Does the Parafeed cap react with the speaker impedance curve? Or is it a match with the plate choke and/or the output transformer impedance?
I'll take the opportunity toexpand on this a little, since it's a problem that I've struggled with for a long time.
I did a large amount of modelling with SPICE, some years ago. One conclusion was that EVERYTHING has an effect, including all the power supply capacitors, resistors, and chokes and the cathode bypass cap. Another conclusion was that you must include things like the choke DC resistance. Some effects are stronger than others, of course, but the minor players are not so minor that they can be safely ignored.
A further complication is that the output transformer inductance and equivalent series and shunt resistances are fairly strong functions of frequency and signal magnitude. And of course you must allow for a wide range of speaker impedances, which for a ported box will have two large peaks, one on each side of the low-frequency cutoff.
Given those difficulties, I conclude that it is impractical to use detailed modelling to choose the parafeed cap value.
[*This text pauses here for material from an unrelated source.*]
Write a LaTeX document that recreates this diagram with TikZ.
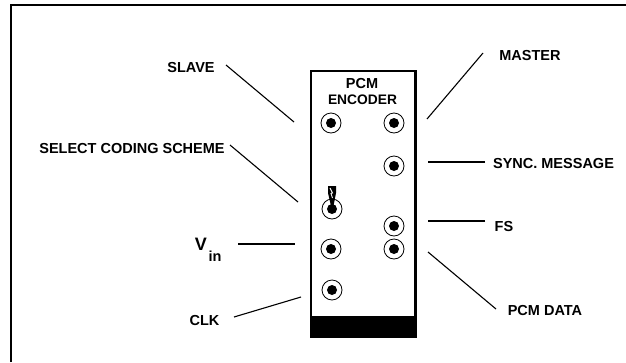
\documentclass[tikz,border=0pt]{standalone}
\usepackage{fontspec}
\setmainfont{Liberation Sans}
\tikzset{
    socket/.style={circle, draw=black, line width=0.8pt, fill=white, minimum size=20pt, inner sep=0pt},
    pin/.style={circle, fill=black, minimum size=10pt, inner sep=0pt},
    wire/.style={line width=1.1pt},
    lbl/.style={font=\fontsize{14.5}{16}\selectfont\bfseries, inner sep=0pt}
}

\begin{document}
\begin{tikzpicture}[x=1pt,y=-1pt]
    \useasboundingbox (0,0) rectangle (626,362);
    % outer frame, left and top only
    \draw [line width=1.5pt] (11,362)--(11,5)--(626,5);
    % module
    \draw [line width=2.7pt] (311,71) rectangle (415.7,337);
    \fill (310,316) rectangle (417,338);
    \node [lbl] (title1) at (362,83.5) {PCM};
    \node [lbl, font=\fontsize{13.8}{16}\selectfont\bfseries] (title2) at (362.5,99.5) {ENCODER};
    % sockets
    \node [socket] (S1) at (331,123) {};
    \node [socket] (S2) at (394,123) {};
    \node [socket] (S3) at (394,166) {};
    \node [socket] (S4) at (332,209) {};
    \node [socket] (S5) at (394,226) {};
    \node [socket] (S6) at (331,249) {};
    \node [socket] (S7) at (394,249) {};
    \node [socket] (S8) at (332,290) {};
    \foreach \s in {S1,S2,S3,S4,S5,S6,S7,S8}
        \node [pin] (\s pin) at (\s) {};
    % switch on the coding socket
    \fill (328,186)--(336,186)--(336,193)--(333.5,206)--(331,206)--(328,193)--cycle;
    \draw [white, line width=0.9pt] (330,188)--(332.5,193)--(331,193.5)--(332.5,198);
    % labels
    \node [lbl] (slave) at (191,67.5) {SLAVE};
    \node [lbl] (select) at (132,148.5) {SELECT CODING SCHEME};
    \node [lbl] (master) at (530,55.5) {MASTER};
    \node [lbl] (sync) at (553.5,163.5) {SYNC. MESSAGE};
    \node [lbl] (fs) at (504,226.5) {FS};
    \node [lbl] (data) at (545,310.5) {PCM DATA};
    \node [lbl, font=\fontsize{18}{20}\selectfont\bfseries] (vin) at (201,244.5) {V};
    \node [lbl] (vinsub) at (215,256.5) {in};
    \node [lbl] (clk) at (204.5,320.5) {CLK};
    % pointer lines
    \coordinate (a1) at (226,65);   \coordinate (a2) at (294,122);
    \coordinate (b1) at (230,145);  \coordinate (b2) at (298,202);
    \coordinate (c1) at (483,53);   \coordinate (c2) at (427,119);
    \coordinate (d1) at (485,162);  \coordinate (d2) at (428,162);
    \coordinate (e1) at (485,221);  \coordinate (e2) at (428,221);
    \coordinate (f1) at (496,309);  \coordinate (f2) at (428,252);
    \coordinate (g1) at (238,244);  \coordinate (g2) at (295,244);
    \coordinate (h1) at (234,317);  \coordinate (h2) at (301,297);
    \foreach \p/\q in {a1/a2,b1/b2,c1/c2,d1/d2,e1/e2,f1/f2,g1/g2,h1/h2}
        \draw [wire] (\p)--(\q);
\end{tikzpicture}
\end{document}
I then simplified the study to a resistive speaker load, perfect power supply, grounded cathode, and infinite inductance output transformer - in other words, just the plate choke, parafeed cap, load resistance, and tube plate resistance. This study showed that there was a broad range of capacitances that gave good results, and there is no value that produces seriously bad resonances. It's this range that I quote as suitable, and within which I suggest experimenting.